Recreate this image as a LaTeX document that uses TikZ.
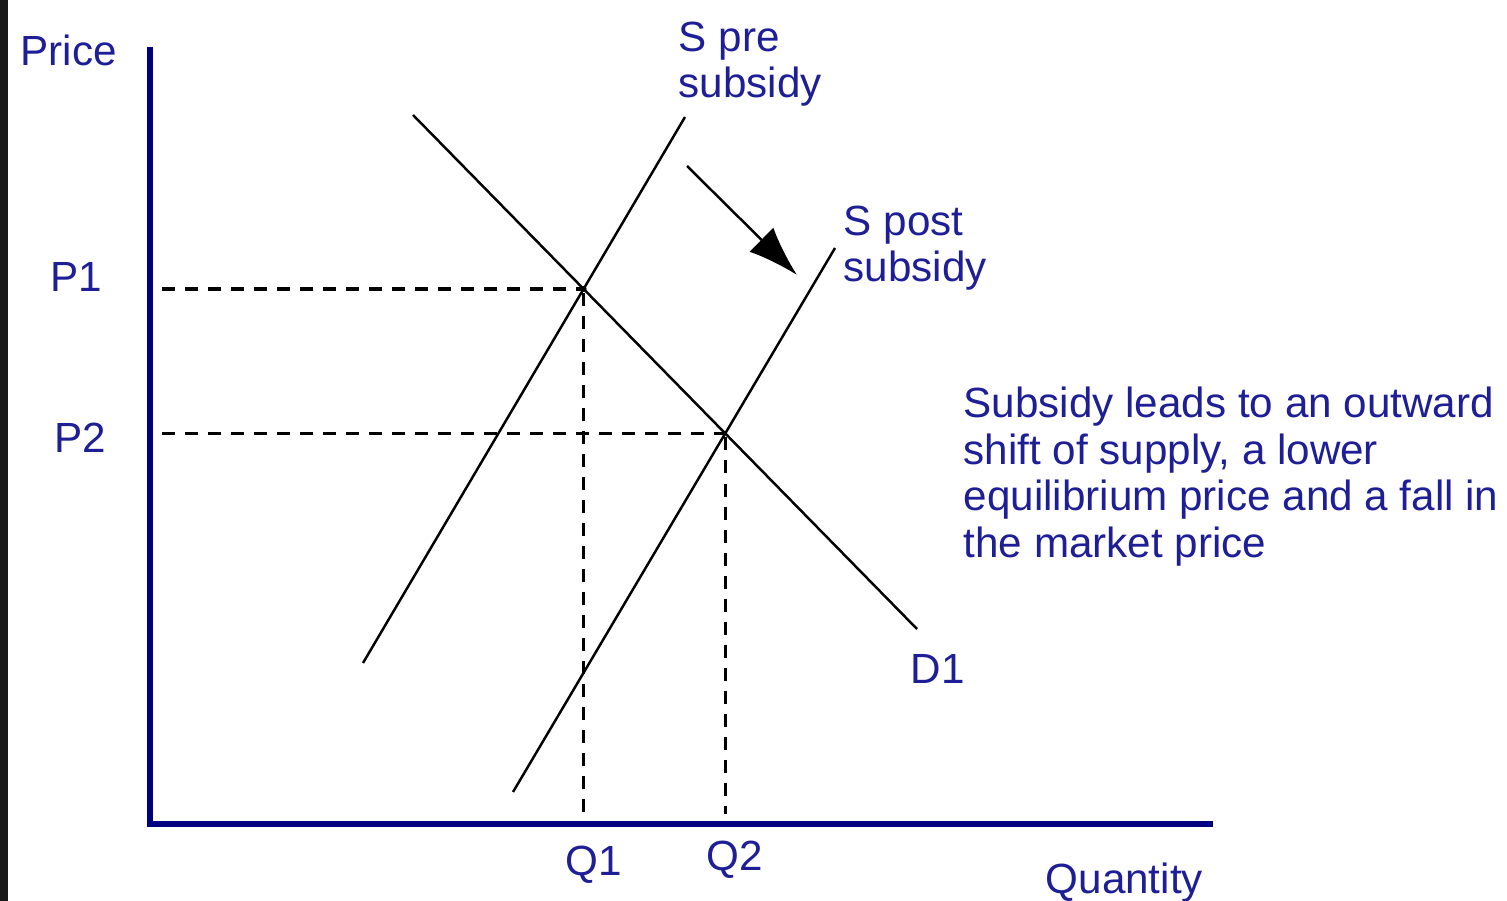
\documentclass[tikz,border=0pt]{standalone}
\usepackage{fontspec}
\setmainfont{Liberation Sans}
\usetikzlibrary{arrows.meta}
\definecolor{axisblue}{RGB}{0,0,128}
\definecolor{labelblue}{RGB}{30,30,150}

\begin{document}
\begin{tikzpicture}[x=0.01cm,y=-0.01cm,>={Latex[length=0.5cm,width=0.34cm]},
  lbl/.style={text=labelblue,inner sep=0pt,anchor=base west,font=\fontsize{12}{13.3}\selectfont},
  guide/.style={line width=0.95pt,dash pattern=on 0.13cm off 0.1cm},
  curve/.style={line width=0.7pt}]
  \useasboundingbox (0,0) rectangle (1507,901);
  \fill[black!90] (0,0) rectangle (8,901);
  % axes
  \coordinate (o) at (150,824);
  \coordinate (ytop) at (150,47);
  \coordinate (xend) at (1213,824);
  \draw[axisblue,line width=1.8pt] (ytop) -- (o) -- (xend);
  % supply and demand
  \coordinate (spre0) at (363,663);  \coordinate (spre1) at (685,117);
  \coordinate (spost0) at (513,792); \coordinate (spost1) at (835,248);
  \coordinate (d0) at (413,115);     \coordinate (d1) at (917,629);
  \draw[curve] (spre0) -- (spre1);
  \draw[curve] (spost0) -- (spost1);
  \draw[curve] (d0) -- (d1);
  \coordinate (e1) at (intersection of spre0--spre1 and d0--d1);
  \coordinate (e2) at (intersection of spost0--spost1 and d0--d1);
  \fill (e1) circle (3);
  % equilibrium guides
  \foreach \e in {e1,e2}
  {
    \draw[guide,shorten <=0.12cm] (ytop |- \e) -- (\e);
    \draw[guide,shorten <=0.04cm,shorten >=0.1cm] (\e) -- (\e |- o);
  }
  % shift
  \coordinate (a0) at (687,166); \coordinate (a1) at (797,275);
  \draw[->,line width=0.7pt] (a0) -- (a1);
  % labels
  \node[lbl] (price) at (20,66) {Price};
  \node[lbl] (quantity) at (1045,893) {Quantity};
  \node[lbl] (p1) at (50,292) {P1};
  \node[lbl] (p2) at (54,453) {P2};
  \node[lbl] (q1) at (565,875) {Q1};
  \node[lbl] (q2) at (706,870) {Q2};
  \node[lbl] (dlab) at (910,683) {D1};
  \node[lbl,align=left] (prelab) at (678,98) {S pre\\subsidy};
  \node[lbl,align=left] (postlab) at (843,282) {S post\\subsidy};
  \node[lbl,align=left,anchor=north west] (note) at (963,386)
    {Subsidy leads to an outward\\shift of supply, a lower\\equilibrium price and a fall in\\the market price};
\end{tikzpicture}
\end{document}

• • •

REQUIRED TASK:
The data above needs to be retyped exactly, with the images left out.

WORKED ANSWER:
Recreate this image as a LaTeX document that uses TikZ.
\documentclass[tikz,border=0pt]{standalone}
\usepackage{fontspec}
\setmainfont{Liberation Sans}
\usetikzlibrary{arrows.meta}
\definecolor{axisblue}{RGB}{0,0,128}
\definecolor{labelblue}{RGB}{30,30,150}

\begin{document}
\begin{tikzpicture}[x=0.01cm,y=-0.01cm,>={Latex[length=0.5cm,width=0.34cm]},
  lbl/.style={text=labelblue,inner sep=0pt,anchor=base west,font=\fontsize{12}{13.3}\selectfont},
  guide/.style={line width=0.95pt,dash pattern=on 0.13cm off 0.1cm},
  curve/.style={line width=0.7pt}]
  \useasboundingbox (0,0) rectangle (1507,901);
  \fill[black!90] (0,0) rectangle (8,901);
  % axes
  \coordinate (o) at (150,824);
  \coordinate (ytop) at (150,47);
  \coordinate (xend) at (1213,824);
  \draw[axisblue,line width=1.8pt] (ytop) -- (o) -- (xend);
  % supply and demand
  \coordinate (spre0) at (363,663);  \coordinate (spre1) at (685,117);
  \coordinate (spost0) at (513,792); \coordinate (spost1) at (835,248);
  \coordinate (d0) at (413,115);     \coordinate (d1) at (917,629);
  \draw[curve] (spre0) -- (spre1);
  \draw[curve] (spost0) -- (spost1);
  \draw[curve] (d0) -- (d1);
  \coordinate (e1) at (intersection of spre0--spre1 and d0--d1);
  \coordinate (e2) at (intersection of spost0--spost1 and d0--d1);
  \fill (e1) circle (3);
  % equilibrium guides
  \foreach \e in {e1,e2}
  {
    \draw[guide,shorten <=0.12cm] (ytop |- \e) -- (\e);
    \draw[guide,shorten <=0.04cm,shorten >=0.1cm] (\e) -- (\e |- o);
  }
  % shift
  \coordinate (a0) at (687,166); \coordinate (a1) at (797,275);
  \draw[->,line width=0.7pt] (a0) -- (a1);
  % labels
  \node[lbl] (price) at (20,66) {Price};
  \node[lbl] (quantity) at (1045,893) {Quantity};
  \node[lbl] (p1) at (50,292) {P1};
  \node[lbl] (p2) at (54,453) {P2};
  \node[lbl] (q1) at (565,875) {Q1};
  \node[lbl] (q2) at (706,870) {Q2};
  \node[lbl] (dlab) at (910,683) {D1};
  \node[lbl,align=left] (prelab) at (678,98) {S pre\\subsidy};
  \node[lbl,align=left] (postlab) at (843,282) {S post\\subsidy};
  \node[lbl,align=left,anchor=north west] (note) at (963,386)
    {Subsidy leads to an outward\\shift of supply, a lower\\equilibrium price and a fall in\\the market price};
\end{tikzpicture}
\end{document}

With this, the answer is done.